**Your objective:**
Beneath this task is a listing; retype all of it exactly.

**Data provided:**

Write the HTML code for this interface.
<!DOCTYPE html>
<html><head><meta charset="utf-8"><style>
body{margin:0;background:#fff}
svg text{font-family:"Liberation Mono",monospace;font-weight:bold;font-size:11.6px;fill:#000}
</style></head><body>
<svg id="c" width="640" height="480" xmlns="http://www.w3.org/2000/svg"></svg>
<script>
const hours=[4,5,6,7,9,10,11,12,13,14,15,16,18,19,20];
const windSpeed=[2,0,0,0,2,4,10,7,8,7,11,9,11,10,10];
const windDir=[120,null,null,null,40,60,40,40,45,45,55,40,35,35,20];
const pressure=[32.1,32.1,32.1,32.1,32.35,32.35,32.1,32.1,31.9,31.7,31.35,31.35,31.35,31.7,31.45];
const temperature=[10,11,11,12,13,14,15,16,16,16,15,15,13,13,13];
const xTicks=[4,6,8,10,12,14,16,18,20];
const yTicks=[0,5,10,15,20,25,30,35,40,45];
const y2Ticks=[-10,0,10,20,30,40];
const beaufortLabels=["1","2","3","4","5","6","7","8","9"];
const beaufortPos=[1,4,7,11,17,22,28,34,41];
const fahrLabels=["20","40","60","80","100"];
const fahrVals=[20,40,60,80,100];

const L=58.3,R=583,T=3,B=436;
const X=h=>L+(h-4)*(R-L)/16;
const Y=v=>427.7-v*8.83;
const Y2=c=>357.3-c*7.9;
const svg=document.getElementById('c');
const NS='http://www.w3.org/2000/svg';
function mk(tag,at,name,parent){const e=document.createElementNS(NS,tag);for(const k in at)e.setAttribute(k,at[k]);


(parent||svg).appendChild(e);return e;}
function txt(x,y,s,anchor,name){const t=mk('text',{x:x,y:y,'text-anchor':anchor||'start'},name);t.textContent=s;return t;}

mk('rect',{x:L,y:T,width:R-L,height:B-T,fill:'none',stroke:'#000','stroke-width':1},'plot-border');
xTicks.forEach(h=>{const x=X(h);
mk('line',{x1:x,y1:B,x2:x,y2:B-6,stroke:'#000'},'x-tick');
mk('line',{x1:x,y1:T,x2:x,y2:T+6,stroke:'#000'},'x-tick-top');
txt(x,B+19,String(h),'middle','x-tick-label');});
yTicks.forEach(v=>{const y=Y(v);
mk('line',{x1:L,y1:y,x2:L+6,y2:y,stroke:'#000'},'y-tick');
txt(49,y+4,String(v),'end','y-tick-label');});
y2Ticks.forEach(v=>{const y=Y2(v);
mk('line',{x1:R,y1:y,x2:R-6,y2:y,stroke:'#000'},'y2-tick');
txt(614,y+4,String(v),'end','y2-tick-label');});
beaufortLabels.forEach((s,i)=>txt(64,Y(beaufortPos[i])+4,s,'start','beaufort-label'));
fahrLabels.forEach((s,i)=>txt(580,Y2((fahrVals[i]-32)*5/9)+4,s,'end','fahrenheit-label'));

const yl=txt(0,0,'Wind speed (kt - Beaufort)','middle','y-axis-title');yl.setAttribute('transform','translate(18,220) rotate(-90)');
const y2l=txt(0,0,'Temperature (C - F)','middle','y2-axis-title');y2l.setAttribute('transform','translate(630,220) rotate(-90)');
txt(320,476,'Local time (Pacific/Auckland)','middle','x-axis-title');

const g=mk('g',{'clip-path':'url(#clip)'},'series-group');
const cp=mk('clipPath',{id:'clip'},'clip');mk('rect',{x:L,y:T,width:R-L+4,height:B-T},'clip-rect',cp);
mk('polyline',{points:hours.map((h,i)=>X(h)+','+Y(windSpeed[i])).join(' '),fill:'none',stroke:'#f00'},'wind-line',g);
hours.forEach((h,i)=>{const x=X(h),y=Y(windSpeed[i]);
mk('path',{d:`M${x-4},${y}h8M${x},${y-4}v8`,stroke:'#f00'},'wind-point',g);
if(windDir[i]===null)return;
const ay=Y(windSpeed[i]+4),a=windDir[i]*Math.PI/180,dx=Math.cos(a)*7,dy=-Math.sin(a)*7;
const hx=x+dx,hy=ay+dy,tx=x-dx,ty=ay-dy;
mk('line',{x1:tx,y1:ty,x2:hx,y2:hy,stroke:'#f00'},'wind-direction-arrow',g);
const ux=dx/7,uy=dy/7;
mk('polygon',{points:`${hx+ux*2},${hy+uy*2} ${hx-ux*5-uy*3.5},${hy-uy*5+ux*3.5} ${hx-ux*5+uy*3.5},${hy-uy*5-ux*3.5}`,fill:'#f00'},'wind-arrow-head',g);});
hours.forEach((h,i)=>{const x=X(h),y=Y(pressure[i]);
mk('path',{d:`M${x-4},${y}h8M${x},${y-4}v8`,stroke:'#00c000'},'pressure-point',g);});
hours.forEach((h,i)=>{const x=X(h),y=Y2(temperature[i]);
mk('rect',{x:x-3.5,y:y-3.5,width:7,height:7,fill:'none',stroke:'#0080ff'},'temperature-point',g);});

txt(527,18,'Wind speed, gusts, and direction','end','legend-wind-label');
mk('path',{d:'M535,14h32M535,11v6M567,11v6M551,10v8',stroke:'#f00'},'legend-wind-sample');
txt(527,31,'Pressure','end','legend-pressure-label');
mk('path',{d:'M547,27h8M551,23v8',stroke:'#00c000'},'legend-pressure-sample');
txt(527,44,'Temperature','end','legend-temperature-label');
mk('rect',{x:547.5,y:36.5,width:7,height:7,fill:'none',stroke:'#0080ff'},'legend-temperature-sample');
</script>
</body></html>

**Exercise response:**
Write the HTML code for this interface.
<!DOCTYPE html>
<html><head><meta charset="utf-8"><style>
body{margin:0;background:#fff}
svg text{font-family:"Liberation Mono",monospace;font-weight:bold;font-size:11.6px;fill:#000}
</style></head><body>
<svg id="c" width="640" height="480" xmlns="http://www.w3.org/2000/svg"></svg>
<script>
const hours=[4,5,6,7,9,10,11,12,13,14,15,16,18,19,20];
const windSpeed=[2,0,0,0,2,4,10,7,8,7,11,9,11,10,10];
const windDir=[120,null,null,null,40,60,40,40,45,45,55,40,35,35,20];
const pressure=[32.1,32.1,32.1,32.1,32.35,32.35,32.1,32.1,31.9,31.7,31.35,31.35,31.35,31.7,31.45];
const temperature=[10,11,11,12,13,14,15,16,16,16,15,15,13,13,13];
const xTicks=[4,6,8,10,12,14,16,18,20];
const yTicks=[0,5,10,15,20,25,30,35,40,45];
const y2Ticks=[-10,0,10,20,30,40];
const beaufortLabels=["1","2","3","4","5","6","7","8","9"];
const beaufortPos=[1,4,7,11,17,22,28,34,41];
const fahrLabels=["20","40","60","80","100"];
const fahrVals=[20,40,60,80,100];

const L=58.3,R=583,T=3,B=436;
const X=h=>L+(h-4)*(R-L)/16;
const Y=v=>427.7-v*8.83;
const Y2=c=>357.3-c*7.9;
const svg=document.getElementById('c');
const NS='http://www.w3.org/2000/svg';
function mk(tag,at,name,parent){const e=document.createElementNS(NS,tag);for(const k in at)e.setAttribute(k,at[k]);


(parent||svg).appendChild(e);return e;}
function txt(x,y,s,anchor,name){const t=mk('text',{x:x,y:y,'text-anchor':anchor||'start'},name);t.textContent=s;return t;}

mk('rect',{x:L,y:T,width:R-L,height:B-T,fill:'none',stroke:'#000','stroke-width':1},'plot-border');
xTicks.forEach(h=>{const x=X(h);
mk('line',{x1:x,y1:B,x2:x,y2:B-6,stroke:'#000'},'x-tick');
mk('line',{x1:x,y1:T,x2:x,y2:T+6,stroke:'#000'},'x-tick-top');
txt(x,B+19,String(h),'middle','x-tick-label');});
yTicks.forEach(v=>{const y=Y(v);
mk('line',{x1:L,y1:y,x2:L+6,y2:y,stroke:'#000'},'y-tick');
txt(49,y+4,String(v),'end','y-tick-label');});
y2Ticks.forEach(v=>{const y=Y2(v);
mk('line',{x1:R,y1:y,x2:R-6,y2:y,stroke:'#000'},'y2-tick');
txt(614,y+4,String(v),'end','y2-tick-label');});
beaufortLabels.forEach((s,i)=>txt(64,Y(beaufortPos[i])+4,s,'start','beaufort-label'));
fahrLabels.forEach((s,i)=>txt(580,Y2((fahrVals[i]-32)*5/9)+4,s,'end','fahrenheit-label'));

const yl=txt(0,0,'Wind speed (kt - Beaufort)','middle','y-axis-title');yl.setAttribute('transform','translate(18,220) rotate(-90)');
const y2l=txt(0,0,'Temperature (C - F)','middle','y2-axis-title');y2l.setAttribute('transform','translate(630,220) rotate(-90)');
txt(320,476,'Local time (Pacific/Auckland)','middle','x-axis-title');

const g=mk('g',{'clip-path':'url(#clip)'},'series-group');
const cp=mk('clipPath',{id:'clip'},'clip');mk('rect',{x:L,y:T,width:R-L+4,height:B-T},'clip-rect',cp);
mk('polyline',{points:hours.map((h,i)=>X(h)+','+Y(windSpeed[i])).join(' '),fill:'none',stroke:'#f00'},'wind-line',g);
hours.forEach((h,i)=>{const x=X(h),y=Y(windSpeed[i]);
mk('path',{d:`M${x-4},${y}h8M${x},${y-4}v8`,stroke:'#f00'},'wind-point',g);
if(windDir[i]===null)return;
const ay=Y(windSpeed[i]+4),a=windDir[i]*Math.PI/180,dx=Math.cos(a)*7,dy=-Math.sin(a)*7;
const hx=x+dx,hy=ay+dy,tx=x-dx,ty=ay-dy;
mk('line',{x1:tx,y1:ty,x2:hx,y2:hy,stroke:'#f00'},'wind-direction-arrow',g);
const ux=dx/7,uy=dy/7;
mk('polygon',{points:`${hx+ux*2},${hy+uy*2} ${hx-ux*5-uy*3.5},${hy-uy*5+ux*3.5} ${hx-ux*5+uy*3.5},${hy-uy*5-ux*3.5}`,fill:'#f00'},'wind-arrow-head',g);});
hours.forEach((h,i)=>{const x=X(h),y=Y(pressure[i]);
mk('path',{d:`M${x-4},${y}h8M${x},${y-4}v8`,stroke:'#00c000'},'pressure-point',g);});
hours.forEach((h,i)=>{const x=X(h),y=Y2(temperature[i]);
mk('rect',{x:x-3.5,y:y-3.5,width:7,height:7,fill:'none',stroke:'#0080ff'},'temperature-point',g);});

txt(527,18,'Wind speed, gusts, and direction','end','legend-wind-label');
mk('path',{d:'M535,14h32M535,11v6M567,11v6M551,10v8',stroke:'#f00'},'legend-wind-sample');
txt(527,31,'Pressure','end','legend-pressure-label');
mk('path',{d:'M547,27h8M551,23v8',stroke:'#00c000'},'legend-pressure-sample');
txt(527,44,'Temperature','end','legend-temperature-label');
mk('rect',{x:547.5,y:36.5,width:7,height:7,fill:'none',stroke:'#0080ff'},'legend-temperature-sample');
</script>
</body></html>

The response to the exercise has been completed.